Mushet's claims were by this time rarely supported in the periodicals. One interesting article in his favor came in 1864 from a source of special interest to the American situation. Mushet's American patent[82 ] had been bought by an American group interested in the Kelly process at about this time,[83 ] and Bessemer's American rights had also been sold to an American group that included Alexander Lyman Holley,[84 ] who had long been associated with Zerah Colburn, another American engineer. Colburn, who subsequently (1866) established the London periodical Engineering and is regarded as one of the founders of engineering journalism, was from 1862 onward a frequent contributor to other trade papers in London. Colburn's article of 1864[85 ] seems to have been of some importance to Mushet, who, in the prospectus of the Titanic Steel and Iron Company, Ltd., issued soon after, brazenly asserted[86 ] that, "by the process of Mr. Mushet especially when in combination with the Bessemer process, steel as good as Swedish steel" would be produced at £6 per ton. Mushet may have intended to invite a patent action, but evidently Bessemer could now more than ever afford to ignore the "sage of Coleford."
The year 1865 saw Mushet less provocative and more appealing; as for instance: "It was no fault of Mr. Bessemer's that my patent was lost, but he ought to acknowledge his obligations to me in a manly, straightforward manner and this would stamp him as a great man as well as a great inventor."[87 ]
But Bessemer evidently remained convinced of the security of his own patent position. In an address before the British Association at Birmingham in September 1865 he made his first public reply to Mushet.[88 ] In his long series of patents Mushet had attempted to secure—
almost every conceivable mode of introducing manganese into the metal.... Manganese and its compounds were so claimed under all imaginable conditions that if this series of patents could have been sustained in law, it would have been utterly impossible for [me] to have employed manganese with steel made by his process, although it was considered by the trade to be impossible to make steel from coke-made iron without it.
The failure of those who controlled Mushet's batch of patents to renew them at the end of three years, Bessemer ascribed to the low public estimation to which Mushet's process had sunk in 1859, and he had therefore, "used without scruple any of these numerous patents for manganese without feeling an overwhelming sense of obligation to the patentee." He was now using ferromanganese made in Glasgow. Another alloy, consisting of 60 to 80 percent of metallic manganese was also available to him from Germany.
This renewed publicity brought forth no immediate reply from Mushet, but a year later he was invited to read a paper before the British Association. A report on the meeting stated that in his paper he repeated his oft-told story, and that "he still thought that the accident (of the non-payment of the patent stamp duties) ought not to debar him from receiving the reward to which he was justly entitled." Bessemer, who was present, reiterated his constant willingness to submit the matter to the courts of law, but pointed out that Mushet had not accepted the challenge.[89 ]
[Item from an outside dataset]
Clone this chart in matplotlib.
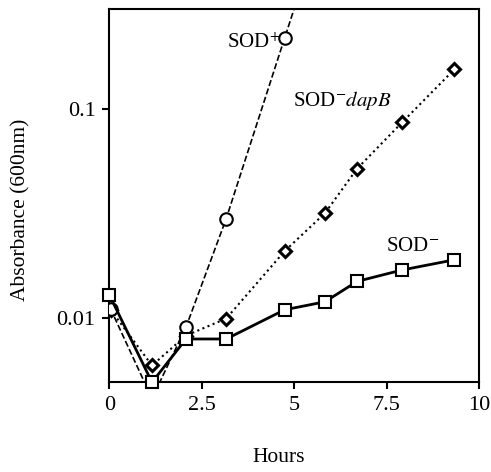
import matplotlib
matplotlib.use("Agg")
import matplotlib.pyplot as plt
from matplotlib.ticker import FixedLocator, NullLocator

plt.rcParams['font.family'] = ['Liberation Serif', 'DejaVu Serif']
plt.rcParams['mathtext.fontset'] = 'stix'

# hours / absorbance
hours_plus = [0.03, 1.15, 2.07, 3.16, 4.74, 5.83]
sod_plus = [0.011, 0.0041, 0.0090, 0.0298, 0.218, 0.85]

hours_dapb = [0.03, 1.15, 2.07, 3.16, 4.74, 5.83, 6.70, 7.92, 9.33]
sod_dapb = [0.0109, 0.0059, 0.0082, 0.0099, 0.0208, 0.0316, 0.0516, 0.0860, 0.154]

hours_minus = [0.0, 1.15, 2.07, 3.16, 4.74, 5.83, 6.70, 7.92, 9.33]
sod_minus = [0.0128, 0.0049, 0.0079, 0.0079, 0.0109, 0.0119, 0.0149, 0.0169, 0.0189]

fig = plt.figure(figsize=(4.91, 4.72), dpi=100)
ax = fig.add_axes([0.223, 0.19, 0.7526, 0.791])

ax.plot(hours_plus, sod_plus, ls='--', lw=1.2, c='k', marker='o', ms=9,
        mfc='white', mec='k', mew=1.5, zorder=3)
ax.plot(hours_dapb, sod_dapb, ls=':', lw=1.5, c='k', marker='D', ms=6.5,
        mfc='white', mec='k', mew=2.2, zorder=2)
ax.plot(hours_minus, sod_minus, ls='-', lw=2, c='k', marker='s', ms=9,
        mfc='white', mec='k', mew=1.5, zorder=4, clip_on=False)

ax.set_yscale('log')
ax.set_xlim(0, 10)
ax.set_ylim(0.0049, 0.30)
ax.xaxis.set_major_locator(FixedLocator([0, 2.5, 5, 7.5, 10]))
ax.set_xticklabels(['0', '2.5', '5', '7.5', '10'])
ax.yaxis.set_major_locator(FixedLocator([0.01, 0.1]))
ax.yaxis.set_minor_locator(NullLocator())
ax.set_yticklabels(['0.01', '0.1'])
ax.tick_params(labelsize=16, width=1.5, length=5, direction='out', pad=5)
for s in ax.spines.values():
    s.set_linewidth(1.5)

ax.text(3.18, 0.205, r"SOD$^{+}$", fontsize=15, ha='left', va='center')
ax.text(4.96, 0.109, r"SOD$^{-}$$\mathit{dapB}$", fontsize=15, ha='left', va='center')
ax.text(7.47, 0.0219, r"SOD$^{-}$", fontsize=15, ha='left', va='center')

fig.text(0.042, 0.555, "Absorbance (600nm)", rotation=90, fontsize=15.5,
         ha='center', va='center')
fig.text(0.568, 0.03, "Hours", fontsize=15.5, ha='center', va='center')

fig.savefig("out.png", dpi=100)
Three months later, in December 1866, Mushet's daughter called on Bessemer and asked his help to prevent the loss of their home: "They tell me you use my father's inventions and are indebted to him for your success." Bessemer replied characteristically:
I use what your father has no right to claim; and if he had the legal position you seem to suppose, he could stop my business by an injunction tomorrow and get many thousands of pounds compensation for my infringement of his rights. The only result which followed from your father taking out his patents was that they pointed out to me some rights which I already possessed, but of which I was not availing myself. Thus he did me some service and even for this unintentional service, I cannot live in a state of indebtedness....
With that he gave Miss Mushet money to cover a debt for which distraint was threatened.[90 ] Soon after this action, Bessemer made Mushet a "small allowance" of £300 a year. Bessemer's reasons for making this payment, he describes as follows: "There was a strong desire on my part to make him (Mushet) my debtor rather than the reverse, and the payment had other advantages: the press at that time was violently attacking my patent and there was the chance that if any of my licensees were thus induced to resist my claims, all the rest might follow the example."[91 ]
Mushet's Titanic Steel and Iron Company was liquidated in 1871 and its principal asset, "R. Mushet's special steel," that is, his tungsten alloy tool metal, was taken over by the Sheffield firm of Samuel Osborn and Company. The royalties from this, with Bessemer's pension seem to have left Mushet in a reasonably comfortable condition until his death in 1891;[92 ] but even the award of the Bessemer medal by the Iron and Steel Institute in 1876 failed to remove the conviction that he had been badly treated. One would like to know more about the politics which preceded the award of the trade's highest honor. Bessemer at any rate was persuaded to approve of the presentation and attended the meeting. Mushet himself did not accept the invitation, "as I may probably not be then alive."[93 ] The President of the Institute emphasized the present good relations between Mushet and Bessemer and the latter recorded that the hatchet had "long since" been buried. Yet Mushet continued to brood over the injustice done to him and eventually recorded his story of the rise and progress of the "Bessemer-Mushet" process in a pamphlet[94 ] written apparently without reference to his earlier statements and so committing himself to many inconsistencies.